(Source code of charts)
┏━━
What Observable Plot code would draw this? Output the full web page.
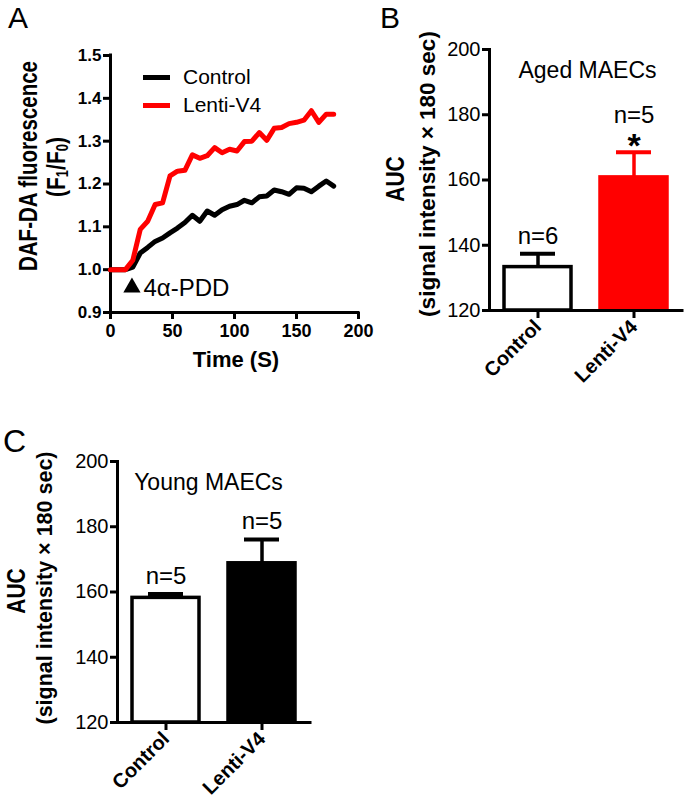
<!DOCTYPE html>
<html><head><meta charset="utf-8">
<script src="https://cdn.jsdelivr.net/npm/d3@7"></script>
<script src="https://cdn.jsdelivr.net/npm/@observablehq/plot@0.6"></script>
<style>
body{margin:0;background:#fff;}
#root{position:relative;width:685px;height:809px;overflow:hidden;font-family:"Liberation Sans",Arial,sans-serif;color:#000;background:#fff;}
#root svg{position:absolute;}
.t{position:absolute;white-space:nowrap;line-height:1;}
.t sub{font-size:0.62em;vertical-align:-0.18em;line-height:0;}
</style></head><body><div id="root"></div>
<script>
// ---------- Panel A data ----------
const timeSec = [0,6,12,18,24,30,36,42,48,54,60,66,72,78,84,90,96,102,108,114,120,126,132,138,144,150,156,162,168,174,180];
const controlF = [1.0,1.0,1.0,1.006,1.039,1.052,1.066,1.074,1.086,1.097,1.110,1.127,1.113,1.137,1.127,1.140,1.148,1.152,1.162,1.156,1.170,1.172,1.186,1.182,1.176,1.191,1.190,1.182,1.195,1.207,1.195];
const lentiF = [1.0,1.0,1.0,1.022,1.094,1.113,1.152,1.156,1.219,1.230,1.232,1.268,1.260,1.266,1.285,1.273,1.281,1.277,1.299,1.300,1.320,1.302,1.330,1.332,1.341,1.344,1.349,1.371,1.344,1.363,1.363];
const xDomainA = [0, 200];
const yDomainA = [0.9, 1.5];
const xTicksA = [0, 50, 100, 150, 200];
const yTicksA = [0.9, 1.0, 1.1, 1.2, 1.3, 1.4, 1.5];
const seriesNames = ["Control", "Lenti-V4"];
const stimTime = 17.3;
const stimLabel = "4α-PDD";

// ---------- Panels B & C data ----------
const groups = ["Control", "Lenti-V4"];
const yDomainBar = [120, 200];
const yTicksBar = [120, 140, 160, 180, 200];
const agedMean = [133.3, 160.8];
const agedSem = [4.1, 7.7];
const agedN = ["n=6", "n=5"];
const agedSig = ["", "*"];
const youngMean = [158.2, 168.8];
const youngSem = [1.2, 7.3];
const youngN = ["n=5", "n=5"];
const youngSig = ["", ""];

const FONT = '"Liberation Sans", Arial, sans-serif';
const RED = "#ff0000";
const root = document.getElementById("root");

function place(svg, left, top) {
  svg.style.left = left + "px";
  svg.style.top = top + "px";
  root.appendChild(svg);
}
function label(html, {x, y, size = 20, weight = "normal", anchor = "start", rotate = false, thick = 1}) {
  const d = document.createElement("div");
  d.className = "t";
  d.innerHTML = html;
  d.style.fontSize = size + "px";
  d.style.fontWeight = weight;
  d.style.left = x + "px";
  if (rotate) {
    d.style.top = y + "px";
    d.style.transform = `translate(-50%,-50%) rotate(-90deg) scale(1, ${thick})`;
  } else {
    d.style.top = (y - 0.8465 * size) + "px"; // y = baseline
    if (anchor === "middle") d.style.transform = "translateX(-50%)";
  }
  root.appendChild(d);
}
function legendLine(color, x, y) {
  const d = document.createElement("div");
  d.style.cssText = `position:absolute;left:${x}px;top:${y - 2.5}px;width:27px;height:5px;background:${color};`;
  root.appendChild(d);
}

// ---------- Panel A ----------
const ctrlData = timeSec.map((t, i) => ({t, v: controlF[i]}));
const lentiData = timeSec.map((t, i) => ({t, v: lentiF[i]}));
const plotA = Plot.plot({
  width: 380, height: 380,
  marginLeft: 110, marginRight: 22, marginTop: 55, marginBottom: 68,
  x: {domain: xDomainA},
  y: {domain: yDomainA},
  style: {fontFamily: FONT, background: "transparent", color: "black", overflow: "visible"},
  marks: [
    Plot.axisX(xTicksA, {tickSize: 7, tickPadding: 5, fontSize: 18, fontWeight: "bold", strokeWidth: 3, label: null}),
    Plot.axisY(yTicksA, {tickSize: 7, tickPadding: 2, fontSize: 17, fontWeight: "bold", strokeWidth: 3, tickFormat: d3.format(".1f"), label: null}),
    Plot.ruleX([xDomainA[0]], {strokeWidth: 3, strokeLinecap: "square"}),
    Plot.ruleY([yDomainA[0]], {strokeWidth: 3, strokeLinecap: "square"}),
    Plot.line(ctrlData, {x: "t", y: "v", stroke: "black", strokeWidth: 5}),
    Plot.line(lentiData, {x: "t", y: "v", stroke: RED, strokeWidth: 5}),
    Plot.dot([stimTime], {x: d => d, frameAnchor: "bottom", dy: -25, symbol: "triangle", r: 6.4, fill: "black", stroke: "none"}),
    Plot.text([stimLabel], {x: () => stimTime, text: d => d, frameAnchor: "bottom", dy: -17, dx: 11.5, textAnchor: "start", lineAnchor: "bottom", fontSize: 24})
  ]
});
place(plotA, 0, 0);

label("A", {x: 8, y: 28, size: 30});
label("DAF-DA fluorescence", {x: 28, y: 166, size: 20.5, weight: "bold", rotate: true, thick: 1.3});
label("(F<sub>1</sub>/F<sub>0</sub>)", {x: 56, y: 167, size: 21, weight: "bold", rotate: true, thick: 1.2});
label("Time (S)", {x: 236, y: 368, size: 22, weight: "bold", anchor: "middle"});
legendLine("black", 143, 77);
legendLine(RED, 143, 105);
label(seriesNames[0], {x: 183, y: 84, size: 21});
label(seriesNames[1], {x: 183, y: 112, size: 21});

// ---------- Bar panels ----------
function barPanel(cfg) {
  const data = groups.map((g, i) => ({group: g, mean: cfg.mean[i], sem: cfg.sem[i], n: cfg.n[i], sig: cfg.sig[i]}));
  const fillOf = d => d.group === groups[0] ? "white" : cfg.color;
  const strokeOf = d => d.group === groups[0] ? "black" : cfg.color;
  const top = d => d.mean + d.sem;
  return Plot.plot({
    width: cfg.width, height: cfg.height,
    marginLeft: cfg.mL, marginRight: cfg.mR, marginTop: cfg.mT, marginBottom: cfg.mB,
    x: {domain: groups, paddingInner: 0.3, paddingOuter: 0.15},
    y: {domain: yDomainBar},
    style: {fontFamily: FONT, background: "transparent", color: "black", overflow: "visible"},
    marks: [
      Plot.barY(data, {x: "group", y1: yDomainBar[0], y2: "mean", fill: fillOf, stroke: strokeOf, strokeWidth: 3.5}),
      Plot.ruleX(data, {x: "group", y1: "mean", y2: top, stroke: strokeOf, strokeWidth: 3.5}),
      Plot.tickY(data, {x: "group", y: top, stroke: strokeOf, strokeWidth: 4, insetLeft: 16, insetRight: 16}),
      Plot.text(data.filter(d => !d.sig), {x: "group", y: top, text: "n", dy: -10, lineAnchor: "bottom", fontSize: 24}),
      Plot.text(data.filter(d => d.sig), {x: "group", y: top, text: "n", dy: -29, lineAnchor: "bottom", fontSize: 24}),
      Plot.text(data.filter(d => d.sig), {x: "group", y: top, text: "sig", dy: 5, lineAnchor: "bottom", fontSize: 34, fontWeight: "bold"}),
      Plot.text([cfg.title], {text: d => d, frameAnchor: "top", dx: cfg.titleDx, dy: 12, lineAnchor: "top", fontSize: 23}),
      Plot.axisY(yTicksBar, {tickSize: 7, tickPadding: 2, fontSize: 20, strokeWidth: 3, label: null}),
      Plot.axisX({tickSize: 8, tickPadding: 5, tickRotate: -45, fontSize: 20, fontWeight: "bold", strokeWidth: 3, label: null}),
      Plot.ruleY([yDomainBar[0]], {strokeWidth: 3, strokeLinecap: "square"}),
      Plot.frame({anchor: "left", strokeWidth: 3})
    ]
  });
}

const plotB = barPanel({mean: agedMean, sem: agedSem, n: agedN, sig: agedSig, color: RED, title: "Aged MAECs",
  width: 305, height: 400, mL: 109, mR: 3, mT: 49, mB: 90, titleDx: 1.5});
place(plotB, 380, 0);
label("B", {x: 380, y: 28, size: 30});
label("AUC", {x: 395, y: 179, size: 21, weight: "bold", rotate: true, thick: 1.25});
label("(signal intensity × 180 sec)", {x: 428, y: 174, size: 22.5, weight: "bold", rotate: true});

const plotC = barPanel({mean: youngMean, sem: youngSem, n: youngN, sig: youngSig, color: "black", title: "Young MAECs",
  width: 330, height: 409, mL: 117, mR: 20, mT: 61, mB: 87, titleDx: -5.5});
place(plotC, 0, 400);
label("C", {x: 3, y: 452, size: 32});
label("AUC", {x: 16, y: 591, size: 21, weight: "bold", rotate: true, thick: 1.25});
label("(signal intensity × 180 sec)", {x: 46, y: 588, size: 21.5, weight: "bold", rotate: true});
</script>
</body></html>
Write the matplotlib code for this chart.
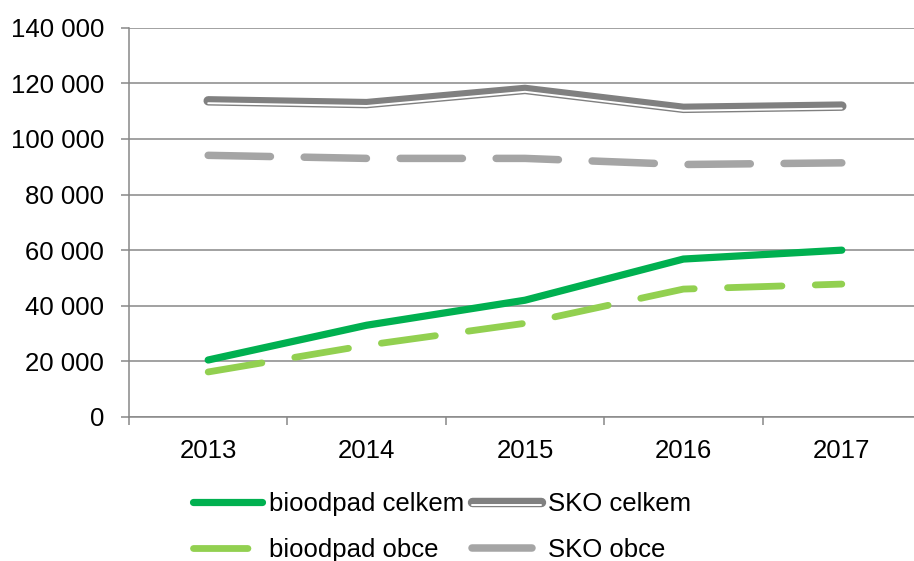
import matplotlib
matplotlib.use("Agg")
import matplotlib.pyplot as plt
import matplotlib.patheffects as pe
from matplotlib.ticker import FuncFormatter, FixedLocator

plt.rcParams["font.family"] = ["Liberation Sans", "DejaVu Sans"]

years = ["2013", "2014", "2015", "2016", "2017"]
bio_celkem = [20500, 33000, 42000, 56800, 60000]
bio_obce = [16200, 25800, 33700, 46000, 47800]
sko_celkem = [113700, 112700, 117800, 111000, 111800]
sko_obce = [94100, 93000, 93000, 90800, 91400]

GRID = "#888888"
FS = 18.5

fig = plt.figure(figsize=(9.14, 5.61), dpi=100)
ax = fig.add_axes([129 / 914, 1 - 417 / 561, 792 / 914, 389.3 / 561])

x = range(len(years))
h_bc, = ax.plot(x, bio_celkem, color="#00b050", lw=5.2, solid_capstyle="round",
                solid_joinstyle="round", label="bioodpad celkem", zorder=4)
h_sc, = ax.plot(x, sko_celkem, color="#808080", lw=6.8, solid_capstyle="round",
                solid_joinstyle="round", label="SKO celkem", zorder=3)
h_sc.set_path_effects([pe.Normal(),
                       pe.Stroke(linewidth=1.4, foreground="white", offset=(0, -1.7))])
h_bo, = ax.plot(x, bio_obce, color="#92d050", lw=4.9, dash_capstyle="round",
                dashes=(8.0, 4.9), label="bioodpad obce", zorder=4)
h_so, = ax.plot(x, sko_obce, color="#a5a5a5", lw=5.4, dash_capstyle="round",
                dashes=(8.3, 4.5), label="SKO obce", zorder=3)

ax.set_xlim(-0.5, 4.5)
ax.set_ylim(0, 140000)
ax.set_yticks(range(0, 140001, 20000))
ax.yaxis.set_major_formatter(FuncFormatter(lambda v, p: f"{int(v):,}".replace(",", " ")))
ax.set_xticks(list(x))
ax.set_xticklabels(years)
ax.xaxis.set_minor_locator(FixedLocator([-0.5, 0.5, 1.5, 2.5, 3.5, 4.5]))

ax.grid(axis="y", color=GRID, lw=1.1)
ax.set_axisbelow(True)
for side in ("top", "right"):
    ax.spines[side].set_visible(False)
for side in ("left", "bottom"):
    ax.spines[side].set_color(GRID)
    ax.spines[side].set_linewidth(1.1)

ax.tick_params(axis="y", length=6, width=1.1, color=GRID, pad=12, labelsize=FS)
ax.tick_params(axis="x", which="major", length=0, pad=15.5, labelsize=FS)
ax.tick_params(axis="x", which="minor", length=6, width=1.1, color=GRID)

# column-first fill: celkem/obce pairs stacked per column
leg = ax.legend([h_bc, h_bo, h_sc, h_so],
                ["bioodpad celkem", "bioodpad obce", "SKO celkem", "SKO obce"],
                loc="upper left", bbox_to_anchor=(64 / 792, -0.193), ncol=2,
                frameon=False, fontsize=FS, handlelength=2.7, handletextpad=0.25,
                columnspacing=0.3, labelspacing=0.85, borderaxespad=0, borderpad=0)
# dashed legend samples show a single dash only, as in the source
for line in leg.get_lines()[1::2]:
    line.set_dashes((8.0, 12.0))

fig.savefig("out.png", dpi=100)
┗━━
= Task goal =
Your task is to reproduce only the lines from the one with "Write the matplotlib code for this chart." through the one with "ax.spines[side].set_linewidth(1.1)", keeping both ends. Skip every picture.

= Solution for this task =
Write the matplotlib code for this chart.
import matplotlib
matplotlib.use("Agg")
import matplotlib.pyplot as plt
import matplotlib.patheffects as pe
from matplotlib.ticker import FuncFormatter, FixedLocator

plt.rcParams["font.family"] = ["Liberation Sans", "DejaVu Sans"]

years = ["2013", "2014", "2015", "2016", "2017"]
bio_celkem = [20500, 33000, 42000, 56800, 60000]
bio_obce = [16200, 25800, 33700, 46000, 47800]
sko_celkem = [113700, 112700, 117800, 111000, 111800]
sko_obce = [94100, 93000, 93000, 90800, 91400]

GRID = "#888888"
FS = 18.5

fig = plt.figure(figsize=(9.14, 5.61), dpi=100)
ax = fig.add_axes([129 / 914, 1 - 417 / 561, 792 / 914, 389.3 / 561])

x = range(len(years))
h_bc, = ax.plot(x, bio_celkem, color="#00b050", lw=5.2, solid_capstyle="round",
                solid_joinstyle="round", label="bioodpad celkem", zorder=4)
h_sc, = ax.plot(x, sko_celkem, color="#808080", lw=6.8, solid_capstyle="round",
                solid_joinstyle="round", label="SKO celkem", zorder=3)
h_sc.set_path_effects([pe.Normal(),
                       pe.Stroke(linewidth=1.4, foreground="white", offset=(0, -1.7))])
h_bo, = ax.plot(x, bio_obce, color="#92d050", lw=4.9, dash_capstyle="round",
                dashes=(8.0, 4.9), label="bioodpad obce", zorder=4)
h_so, = ax.plot(x, sko_obce, color="#a5a5a5", lw=5.4, dash_capstyle="round",
                dashes=(8.3, 4.5), label="SKO obce", zorder=3)

ax.set_xlim(-0.5, 4.5)
ax.set_ylim(0, 140000)
ax.set_yticks(range(0, 140001, 20000))
ax.yaxis.set_major_formatter(FuncFormatter(lambda v, p: f"{int(v):,}".replace(",", " ")))
ax.set_xticks(list(x))
ax.set_xticklabels(years)
ax.xaxis.set_minor_locator(FixedLocator([-0.5, 0.5, 1.5, 2.5, 3.5, 4.5]))

ax.grid(axis="y", color=GRID, lw=1.1)
ax.set_axisbelow(True)
for side in ("top", "right"):
    ax.spines[side].set_visible(False)
for side in ("left", "bottom"):
    ax.spines[side].set_color(GRID)
    ax.spines[side].set_linewidth(1.1)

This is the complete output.